Cada año Salomón recibía unas veintitrés toneladas de oro, 14 sin contar los ingresos adicionales que recibía de mercaderes y comerciantes. Además, todos los reyes de Arabia y los gobernantes de las provincias también le llevaban a Salomón oro y plata. 2 Crónicas 9:13-14
Con todo lo imaginable operando a su favor, al principio parecía que el rey Salomón seguiría de manera agradecida a Dios. Su oración de dedicación para el templo en 1 Reyes 8 es una de las oraciones más majestuosas que se hayan hecho. Sin embargo, para el fin de su reinado, Salomón había despilfarrado todas estas ventajas.

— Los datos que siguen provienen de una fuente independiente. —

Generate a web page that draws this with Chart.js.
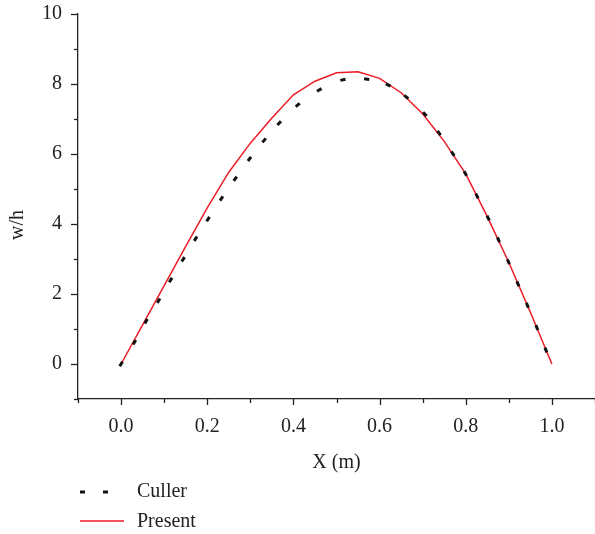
<!DOCTYPE html>
<html>
<head>
<meta charset="utf-8">
<script src="https://cdn.jsdelivr.net/npm/chart.js@4.4.1/dist/chart.umd.min.js"></script>
<style>
  body { margin: 0; background: #fff; }
  #wrap { width: 595px; height: 534px; }
</style>
</head>
<body>
<div id="wrap"><canvas id="deflectionChart" width="595" height="534"></canvas></div>
<script>
// Culler reference (dashes) and present solution (red line)
const cullerX = [0.000, 0.031, 0.058, 0.087, 0.115, 0.144, 0.173, 0.202, 0.233, 0.265,
                 0.298, 0.332, 0.367, 0.410, 0.460, 0.515, 0.570, 0.620, 0.662, 0.705,
                 0.738, 0.770, 0.799, 0.826, 0.852, 0.876, 0.899, 0.921, 0.943, 0.965, 0.986];
const cullerW = [0.00, 0.62, 1.22, 1.81, 2.40, 2.99, 3.58, 4.14, 4.73, 5.29,
                 5.86, 6.39, 6.88, 7.40, 7.83, 8.12, 8.14, 7.97, 7.63, 7.14,
                 6.60, 6.01, 5.44, 4.80, 4.17, 3.55, 2.92, 2.29, 1.68, 1.04, 0.40];

const presentX = [0, 0.05, 0.1, 0.15, 0.2, 0.25, 0.3, 0.35, 0.4, 0.45, 0.5,
                  0.55, 0.6, 0.65, 0.7, 0.75, 0.8, 0.85, 0.9, 0.95, 1.0];
const presentW = [0, 1.12, 2.24, 3.36, 4.46, 5.48, 6.31, 7.03, 7.69, 8.08, 8.32,
                  8.35, 8.16, 7.75, 7.15, 6.36, 5.43, 4.21, 2.90, 1.48, 0];

const xLabel = 'X (m)';
const yLabel = 'w/h';
const seriesNames = ['Culler', 'Present'];

const serif = "'Liberation Serif', 'Times New Roman', serif";
const ink = '#222';
const red = '#ec1c24';
const fontSize = 20;

Chart.defaults.font.family = serif;
Chart.defaults.font.size = fontSize;
Chart.defaults.color = ink;

// orient each dash along the curve
function dashAngle(c) {
    if (c.dataIndex === undefined) return 0;
    const i = c.dataIndex, n = cullerX.length;
    const a = Math.max(i - 1, 0), b = Math.min(i + 1, n - 1);
    const xs = c.chart.scales.x, ys = c.chart.scales.y;
    const dx = xs.getPixelForValue(cullerX[b]) - xs.getPixelForValue(cullerX[a]);
    const dy = ys.getPixelForValue(cullerW[b]) - ys.getPixelForValue(cullerW[a]);
    return Math.atan2(dy, dx) * 180 / Math.PI;
}

// major/minor tick marks, y title and legend
const decorations = {
    id: 'decorations',
    afterDraw(chart) {
        const ctx = chart.ctx;
        const xs = chart.scales.x, ys = chart.scales.y;
        const area = chart.chartArea;
        ctx.save();
        ctx.strokeStyle = ink;
        ctx.lineWidth = 1.3;
        xs.ticks.forEach(t => {
            const k = Math.round(t.value * 10);
            const len = k % 2 === 0 ? 6 : 4;
            const px = Math.round(xs.getPixelForValue(t.value)) + 0.5;
            ctx.beginPath();
            ctx.moveTo(px, area.bottom);
            ctx.lineTo(px, area.bottom + len);
            ctx.stroke();
        });
        ys.ticks.forEach(t => {
            const k = Math.round(t.value);
            const len = k % 2 === 0 ? 7 : 4;
            const py = Math.round(ys.getPixelForValue(t.value)) + 0.5;
            ctx.beginPath();
            ctx.moveTo(area.left, py);
            ctx.lineTo(area.left - len, py);
            ctx.stroke();
        });

        // y axis title
        ctx.fillStyle = ink;
        ctx.font = fontSize + 'px ' + serif;
        ctx.textAlign = 'center';
        ctx.textBaseline = 'middle';
        ctx.save();
        ctx.translate(18, 225);
        ctx.rotate(-Math.PI / 2);
        ctx.fillText(yLabel, 0, 0);
        ctx.restore();

        // legend
        ctx.lineCap = 'butt';
        ctx.strokeStyle = '#111';
        ctx.lineWidth = 3;
        [80, 103].forEach(x0 => {
            ctx.beginPath();
            ctx.moveTo(x0, 492);
            ctx.lineTo(x0 + 5, 492);
            ctx.stroke();
        });
        ctx.strokeStyle = red;
        ctx.lineWidth = 1.5;
        ctx.beginPath();
        ctx.moveTo(80, 521);
        ctx.lineTo(124, 521);
        ctx.stroke();
        ctx.textAlign = 'left';
        ctx.fillText(seriesNames[0], 137, 492);
        ctx.fillText(seriesNames[1], 137, 521.5);
        ctx.restore();
    }
};

function noPad(s) {
    s.paddingLeft = 0;
    s.paddingRight = 0;
    s.paddingTop = 0;
    s.paddingBottom = 0;
}

const ctx = document.getElementById('deflectionChart').getContext('2d');
new Chart(ctx, {
    type: 'line',
    data: {
        datasets: [
            {
                label: seriesNames[0],
                data: cullerX.map((x, i) => ({ x: x, y: cullerW[i] })),
                showLine: false,
                pointStyle: 'line',
                pointRadius: 2.6,
                pointBorderWidth: 3,
                pointBorderColor: '#111',
                pointRotation: dashAngle,
                borderColor: '#111'
            },
            {
                label: seriesNames[1],
                data: presentX.map((x, i) => ({ x: x, y: presentW[i] })),
                borderColor: red,
                borderWidth: 1.5,
                pointRadius: 0,
                tension: 0,
                fill: false
            }
        ]
    },
    options: {
        responsive: false,
        animation: false,
        layout: { autoPadding: false, padding: { left: 0, right: 0, top: 14, bottom: 0 } },
        plugins: {
            legend: { display: false },
            tooltip: { enabled: false }
        },
        scales: {
            x: {
                type: 'linear',
                min: -0.1,
                max: 1.1,
                afterFit: s => { s.height = 135; noPad(s); },
                grid: { display: false, drawTicks: false },
                border: { display: true, color: ink, width: 1.3 },
                ticks: {
                    stepSize: 0.1,
                    padding: 16,
                    maxRotation: 0,
                    autoSkip: false,
                    callback: v => {
                        const k = Math.round(v * 10);
                        return (k % 2 === 0 && k >= 0 && k <= 10) ? (k / 10).toFixed(1) : '';
                    }
                },
                title: { display: true, text: xLabel, padding: { top: 0, bottom: 59 } }
            },
            y: {
                min: -1,
                max: 10,
                afterFit: s => { s.width = 78; noPad(s); },
                grid: { display: false, drawTicks: false },
                border: { display: true, color: ink, width: 1.3 },
                ticks: {
                    stepSize: 1,
                    padding: 16,
                    autoSkip: false,
                    callback: v => {
                        const k = Math.round(v);
                        return (k % 2 === 0 && k >= 0) ? String(k) : '';
                    }
                },
                title: { display: false }
            }
        }
    },
    plugins: [decorations]
});
</script>
</body>
</html>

El gran poeta que había cantado del amor romántico, rompió todos los récords de promiscuidad: ¡700 esposas, y 300 concubina! El sabio que había compuesto tantos proverbios llenos de sentido común, los había roto todos con enorme extravagancia. Y para agradar a sus esposas extranjeras, el hombre devoto que había construido el templo de Dios, dio un último paso terrible: introdujo la adoración de ídolos a la santa ciudad de Dios.
En una generación, Salomón había llevado a Israel desde un pequeño reino dependiente de Dios para su mera supervivencia a un poder político autosuficiente. Pero, a lo largo del camino perdió de vista la visión original a la que Dios lo había llamado. Irónicamente, para el tiempo de la muerte de Salomón, Israel se parecía al Egipto de donde habían escapado: un Estado imperial, sostenido por una excesiva burocracia y el deshumanizante trabajo de esclavos, con una religión de estado oficial bajo el mando de su líder.
El éxito en el reino de este mundo había desplazado su interés en el reino de Dios. Esta breve y resplandeciente visión de una nación de pacto se desvanecía y Dios retiró su apoyo. Después de la muerte de Salomón, Israel se dividió en dos y se deslizó hacia la ruina.
Una cita de Oscar Wilde podría ser el mejor epitafio para Salomón: “en este mundo sólo hay dos tragedias, una no obtener lo que uno quiere, y la otra obtenerlo.” Salomón obtuvo todo lo que quiso, especialmente cuando se trataba de los símbolos del poder y el estatus. Gradualmente fue dependiendo menos y menos de Dios y más y más en todos los accesorios que lo rodeaban: el harem más grande del mundo, una casa, dos veces más grande que el templo, un ejército bien pertrechado con carruajes y una fuerte economía. El éxito pudo haber eliminado cualquier crisis de desilusión con Dios, pero también eliminó todo el deseo de Salomón por Dios. Entre más disfrutaba de las buenas cosas del mundo, menos pensaba en el dador.
Philip Yancey (Desilusión con Dios, p.80-81).
Conocer a Dios necesita madurar hacia conocerlo mejor. Salomón, sin embargo, en medio de su arrogancia, lo fue conociendo menos. Que el Señor nos conceda siempre su gracia para aprender de los errores de los demás.